> Exercise input

——

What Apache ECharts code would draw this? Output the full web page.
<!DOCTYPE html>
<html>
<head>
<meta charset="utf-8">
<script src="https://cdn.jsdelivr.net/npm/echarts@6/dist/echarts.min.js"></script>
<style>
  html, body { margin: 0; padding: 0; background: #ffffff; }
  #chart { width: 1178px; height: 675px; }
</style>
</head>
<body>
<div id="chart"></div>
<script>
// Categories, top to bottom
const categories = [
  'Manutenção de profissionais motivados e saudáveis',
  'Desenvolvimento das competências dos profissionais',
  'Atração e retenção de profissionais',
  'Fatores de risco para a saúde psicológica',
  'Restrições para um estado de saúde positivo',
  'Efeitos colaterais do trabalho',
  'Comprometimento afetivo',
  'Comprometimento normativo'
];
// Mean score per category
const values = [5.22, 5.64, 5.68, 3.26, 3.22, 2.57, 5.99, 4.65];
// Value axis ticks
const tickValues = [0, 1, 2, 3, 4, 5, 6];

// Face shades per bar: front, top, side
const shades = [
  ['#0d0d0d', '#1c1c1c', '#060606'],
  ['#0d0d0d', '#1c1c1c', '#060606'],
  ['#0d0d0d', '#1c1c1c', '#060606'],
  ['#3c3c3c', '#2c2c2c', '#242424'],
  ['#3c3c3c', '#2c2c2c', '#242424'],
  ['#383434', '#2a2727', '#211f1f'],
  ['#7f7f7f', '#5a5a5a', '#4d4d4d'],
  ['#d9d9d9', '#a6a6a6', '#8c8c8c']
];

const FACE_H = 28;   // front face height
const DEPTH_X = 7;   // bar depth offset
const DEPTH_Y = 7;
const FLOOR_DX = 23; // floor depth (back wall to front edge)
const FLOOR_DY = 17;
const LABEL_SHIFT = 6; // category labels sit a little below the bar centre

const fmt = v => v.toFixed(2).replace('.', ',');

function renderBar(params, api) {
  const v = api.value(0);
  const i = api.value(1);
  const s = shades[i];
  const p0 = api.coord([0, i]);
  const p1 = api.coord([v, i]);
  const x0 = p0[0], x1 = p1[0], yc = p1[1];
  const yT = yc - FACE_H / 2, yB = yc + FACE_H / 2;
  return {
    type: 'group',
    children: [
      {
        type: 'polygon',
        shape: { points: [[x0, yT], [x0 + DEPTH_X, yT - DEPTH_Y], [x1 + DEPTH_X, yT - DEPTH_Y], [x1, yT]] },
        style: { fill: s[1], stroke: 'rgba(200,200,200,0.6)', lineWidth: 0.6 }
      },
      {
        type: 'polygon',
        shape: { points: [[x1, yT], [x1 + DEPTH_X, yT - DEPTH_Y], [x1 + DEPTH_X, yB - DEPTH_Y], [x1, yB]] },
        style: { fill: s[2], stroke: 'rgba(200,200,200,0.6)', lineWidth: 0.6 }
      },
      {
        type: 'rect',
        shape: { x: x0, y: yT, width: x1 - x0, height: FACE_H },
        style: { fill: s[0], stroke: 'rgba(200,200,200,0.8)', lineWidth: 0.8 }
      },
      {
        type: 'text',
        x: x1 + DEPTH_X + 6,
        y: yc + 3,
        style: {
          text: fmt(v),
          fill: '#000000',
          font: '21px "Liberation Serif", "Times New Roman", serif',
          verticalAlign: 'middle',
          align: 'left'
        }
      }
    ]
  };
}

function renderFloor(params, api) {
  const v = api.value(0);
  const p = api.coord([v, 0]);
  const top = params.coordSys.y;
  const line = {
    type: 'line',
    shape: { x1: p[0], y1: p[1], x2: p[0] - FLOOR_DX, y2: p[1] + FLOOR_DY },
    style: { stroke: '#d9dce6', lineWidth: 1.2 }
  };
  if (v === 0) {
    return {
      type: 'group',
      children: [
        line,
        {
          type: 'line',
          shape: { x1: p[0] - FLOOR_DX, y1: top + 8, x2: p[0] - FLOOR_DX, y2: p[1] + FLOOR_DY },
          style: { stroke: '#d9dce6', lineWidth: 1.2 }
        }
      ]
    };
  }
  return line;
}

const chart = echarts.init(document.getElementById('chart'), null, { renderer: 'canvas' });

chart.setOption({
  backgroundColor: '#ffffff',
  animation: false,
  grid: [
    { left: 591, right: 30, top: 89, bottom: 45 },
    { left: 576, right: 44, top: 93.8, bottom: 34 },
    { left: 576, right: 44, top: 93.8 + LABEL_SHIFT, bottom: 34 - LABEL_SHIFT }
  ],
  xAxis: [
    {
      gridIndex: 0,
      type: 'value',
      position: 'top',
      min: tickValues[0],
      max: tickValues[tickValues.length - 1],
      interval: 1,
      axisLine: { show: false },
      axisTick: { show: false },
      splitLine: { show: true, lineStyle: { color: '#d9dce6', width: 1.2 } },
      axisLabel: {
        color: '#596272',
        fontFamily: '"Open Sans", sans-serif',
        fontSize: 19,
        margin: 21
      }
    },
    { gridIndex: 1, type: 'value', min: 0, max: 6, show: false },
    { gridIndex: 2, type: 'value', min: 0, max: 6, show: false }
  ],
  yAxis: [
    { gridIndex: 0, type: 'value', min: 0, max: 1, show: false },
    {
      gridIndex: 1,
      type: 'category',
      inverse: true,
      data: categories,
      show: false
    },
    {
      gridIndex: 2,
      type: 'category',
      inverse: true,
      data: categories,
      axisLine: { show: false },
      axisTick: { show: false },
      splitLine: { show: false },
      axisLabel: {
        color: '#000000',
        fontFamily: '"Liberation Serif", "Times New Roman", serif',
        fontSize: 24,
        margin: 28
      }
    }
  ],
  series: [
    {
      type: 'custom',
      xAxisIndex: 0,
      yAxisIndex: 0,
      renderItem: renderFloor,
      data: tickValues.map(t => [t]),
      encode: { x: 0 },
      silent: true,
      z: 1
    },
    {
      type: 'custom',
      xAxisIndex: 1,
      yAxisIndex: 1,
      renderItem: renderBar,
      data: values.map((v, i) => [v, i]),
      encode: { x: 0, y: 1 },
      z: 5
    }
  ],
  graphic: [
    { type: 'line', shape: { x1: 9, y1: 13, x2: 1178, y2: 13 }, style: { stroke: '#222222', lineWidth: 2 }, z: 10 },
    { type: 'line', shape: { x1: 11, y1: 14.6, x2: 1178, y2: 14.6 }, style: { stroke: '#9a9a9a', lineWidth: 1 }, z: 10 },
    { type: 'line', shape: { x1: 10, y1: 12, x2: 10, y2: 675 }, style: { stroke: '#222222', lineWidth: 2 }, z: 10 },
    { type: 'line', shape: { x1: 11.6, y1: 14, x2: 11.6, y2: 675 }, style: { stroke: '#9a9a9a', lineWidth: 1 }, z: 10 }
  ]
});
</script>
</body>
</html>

——

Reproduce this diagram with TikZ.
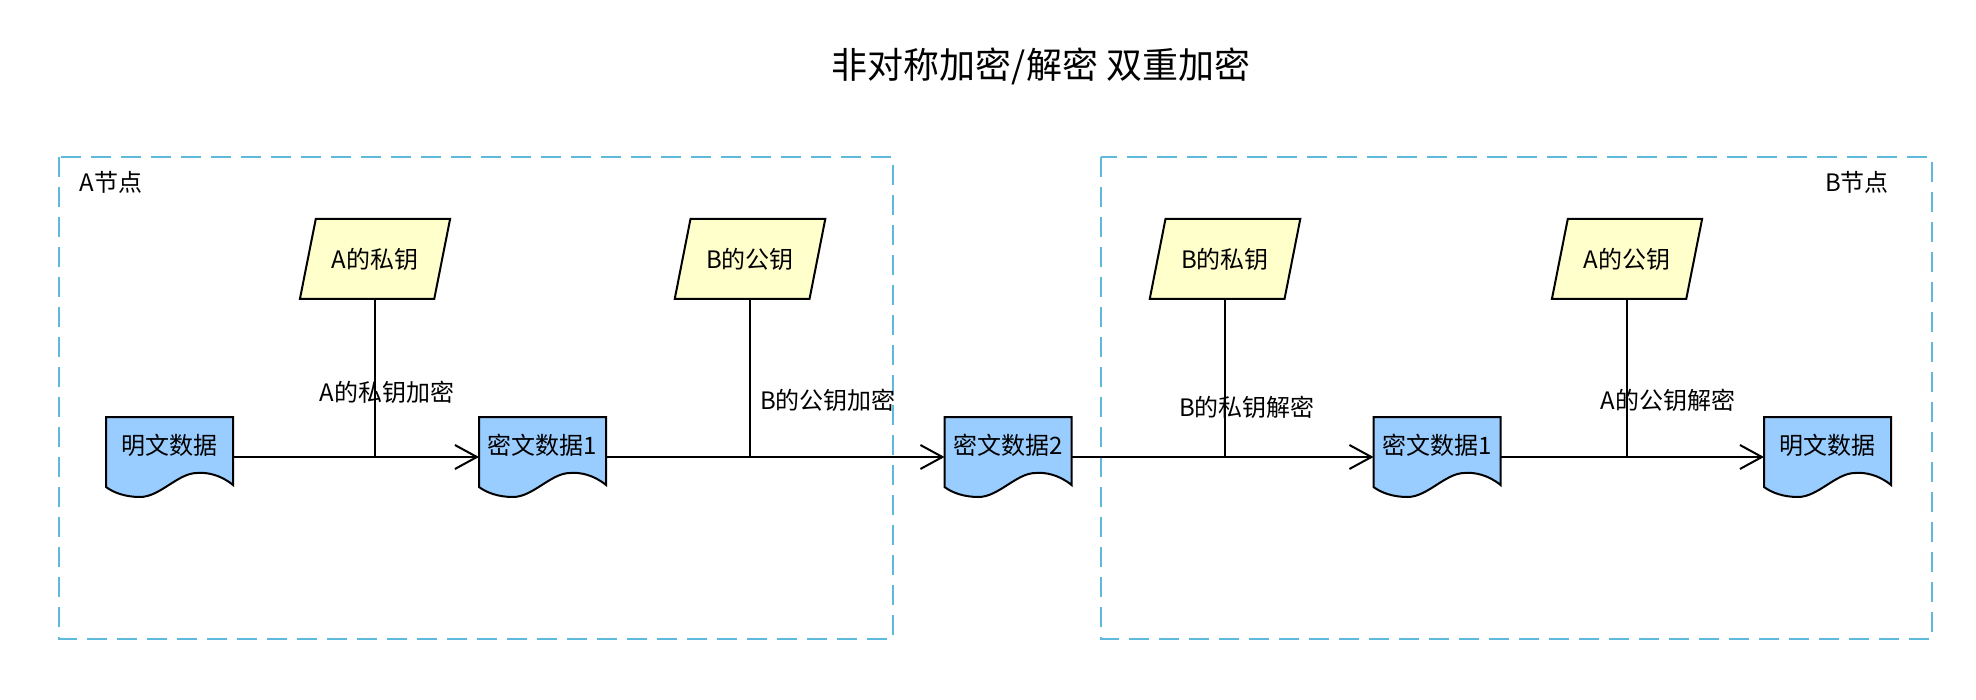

——

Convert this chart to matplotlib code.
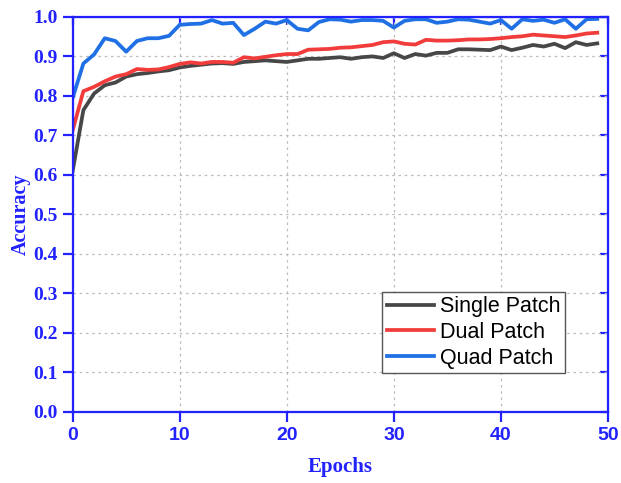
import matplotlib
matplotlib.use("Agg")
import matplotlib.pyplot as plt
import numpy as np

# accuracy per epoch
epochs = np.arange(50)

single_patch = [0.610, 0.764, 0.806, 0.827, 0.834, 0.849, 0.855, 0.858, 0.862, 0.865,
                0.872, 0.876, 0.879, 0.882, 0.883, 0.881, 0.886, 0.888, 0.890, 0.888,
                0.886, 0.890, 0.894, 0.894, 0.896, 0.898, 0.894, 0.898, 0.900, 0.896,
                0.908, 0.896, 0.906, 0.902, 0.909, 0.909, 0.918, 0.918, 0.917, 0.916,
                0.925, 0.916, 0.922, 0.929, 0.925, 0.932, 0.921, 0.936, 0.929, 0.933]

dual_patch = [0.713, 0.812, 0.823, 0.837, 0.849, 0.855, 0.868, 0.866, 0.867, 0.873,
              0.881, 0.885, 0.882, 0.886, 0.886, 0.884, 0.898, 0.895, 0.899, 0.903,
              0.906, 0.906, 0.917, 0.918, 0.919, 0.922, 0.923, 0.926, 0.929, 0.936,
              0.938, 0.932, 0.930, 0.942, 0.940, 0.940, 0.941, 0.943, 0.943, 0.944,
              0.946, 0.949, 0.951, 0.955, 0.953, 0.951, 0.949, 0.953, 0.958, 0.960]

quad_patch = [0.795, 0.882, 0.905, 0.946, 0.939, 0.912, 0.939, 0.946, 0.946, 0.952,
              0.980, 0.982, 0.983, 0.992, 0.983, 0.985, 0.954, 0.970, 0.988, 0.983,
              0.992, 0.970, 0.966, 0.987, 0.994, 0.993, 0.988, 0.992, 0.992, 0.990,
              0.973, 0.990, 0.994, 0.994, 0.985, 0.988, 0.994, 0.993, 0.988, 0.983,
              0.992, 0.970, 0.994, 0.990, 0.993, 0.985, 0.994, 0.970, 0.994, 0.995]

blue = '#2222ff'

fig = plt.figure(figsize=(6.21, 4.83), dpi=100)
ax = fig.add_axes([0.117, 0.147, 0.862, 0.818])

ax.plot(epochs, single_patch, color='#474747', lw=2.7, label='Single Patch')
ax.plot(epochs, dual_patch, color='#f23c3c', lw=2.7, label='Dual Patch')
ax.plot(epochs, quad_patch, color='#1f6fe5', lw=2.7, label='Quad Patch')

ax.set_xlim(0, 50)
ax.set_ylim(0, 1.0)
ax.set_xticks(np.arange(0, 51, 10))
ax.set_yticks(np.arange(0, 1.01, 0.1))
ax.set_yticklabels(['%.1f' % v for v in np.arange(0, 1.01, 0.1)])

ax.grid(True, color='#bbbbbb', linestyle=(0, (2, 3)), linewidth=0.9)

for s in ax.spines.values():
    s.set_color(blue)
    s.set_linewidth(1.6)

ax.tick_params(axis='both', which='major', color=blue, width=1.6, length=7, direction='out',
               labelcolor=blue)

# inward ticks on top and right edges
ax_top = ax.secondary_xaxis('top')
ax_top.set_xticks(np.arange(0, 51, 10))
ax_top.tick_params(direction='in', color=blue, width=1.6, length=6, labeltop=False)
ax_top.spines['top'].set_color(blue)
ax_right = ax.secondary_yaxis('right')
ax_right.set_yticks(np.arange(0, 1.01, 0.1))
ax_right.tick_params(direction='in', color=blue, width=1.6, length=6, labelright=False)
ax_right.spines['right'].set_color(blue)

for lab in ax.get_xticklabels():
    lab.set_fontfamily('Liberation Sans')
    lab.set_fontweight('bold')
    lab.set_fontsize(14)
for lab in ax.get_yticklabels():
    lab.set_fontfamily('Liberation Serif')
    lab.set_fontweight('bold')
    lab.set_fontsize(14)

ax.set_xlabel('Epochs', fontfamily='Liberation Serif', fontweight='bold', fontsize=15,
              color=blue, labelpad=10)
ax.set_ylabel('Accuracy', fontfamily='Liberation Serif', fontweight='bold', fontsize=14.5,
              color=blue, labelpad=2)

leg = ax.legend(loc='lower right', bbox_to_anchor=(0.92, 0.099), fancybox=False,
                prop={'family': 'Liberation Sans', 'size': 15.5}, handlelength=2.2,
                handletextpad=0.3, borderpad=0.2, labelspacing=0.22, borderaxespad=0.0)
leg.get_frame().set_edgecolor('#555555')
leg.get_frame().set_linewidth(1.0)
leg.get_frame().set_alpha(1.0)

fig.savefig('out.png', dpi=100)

——

Reproduce verbatim the lines above, from the line with "What Apache ECharts" through the line with "const fmt = v".

What Apache ECharts code would draw this? Output the full web page.
<!DOCTYPE html>
<html>
<head>
<meta charset="utf-8">
<script src="https://cdn.jsdelivr.net/npm/echarts@6/dist/echarts.min.js"></script>
<style>
  html, body { margin: 0; padding: 0; background: #ffffff; }
  #chart { width: 1178px; height: 675px; }
</style>
</head>
<body>
<div id="chart"></div>
<script>
// Categories, top to bottom
const categories = [
  'Manutenção de profissionais motivados e saudáveis',
  'Desenvolvimento das competências dos profissionais',
  'Atração e retenção de profissionais',
  'Fatores de risco para a saúde psicológica',
  'Restrições para um estado de saúde positivo',
  'Efeitos colaterais do trabalho',
  'Comprometimento afetivo',
  'Comprometimento normativo'
];
// Mean score per category
const values = [5.22, 5.64, 5.68, 3.26, 3.22, 2.57, 5.99, 4.65];
// Value axis ticks
const tickValues = [0, 1, 2, 3, 4, 5, 6];

// Face shades per bar: front, top, side
const shades = [
  ['#0d0d0d', '#1c1c1c', '#060606'],
  ['#0d0d0d', '#1c1c1c', '#060606'],
  ['#0d0d0d', '#1c1c1c', '#060606'],
  ['#3c3c3c', '#2c2c2c', '#242424'],
  ['#3c3c3c', '#2c2c2c', '#242424'],
  ['#383434', '#2a2727', '#211f1f'],
  ['#7f7f7f', '#5a5a5a', '#4d4d4d'],
  ['#d9d9d9', '#a6a6a6', '#8c8c8c']
];

const FACE_H = 28;   // front face height
const DEPTH_X = 7;   // bar depth offset
const DEPTH_Y = 7;
const FLOOR_DX = 23; // floor depth (back wall to front edge)
const FLOOR_DY = 17;
const LABEL_SHIFT = 6; // category labels sit a little below the bar centre

const fmt = v => v.toFixed(2).replace('.', ',');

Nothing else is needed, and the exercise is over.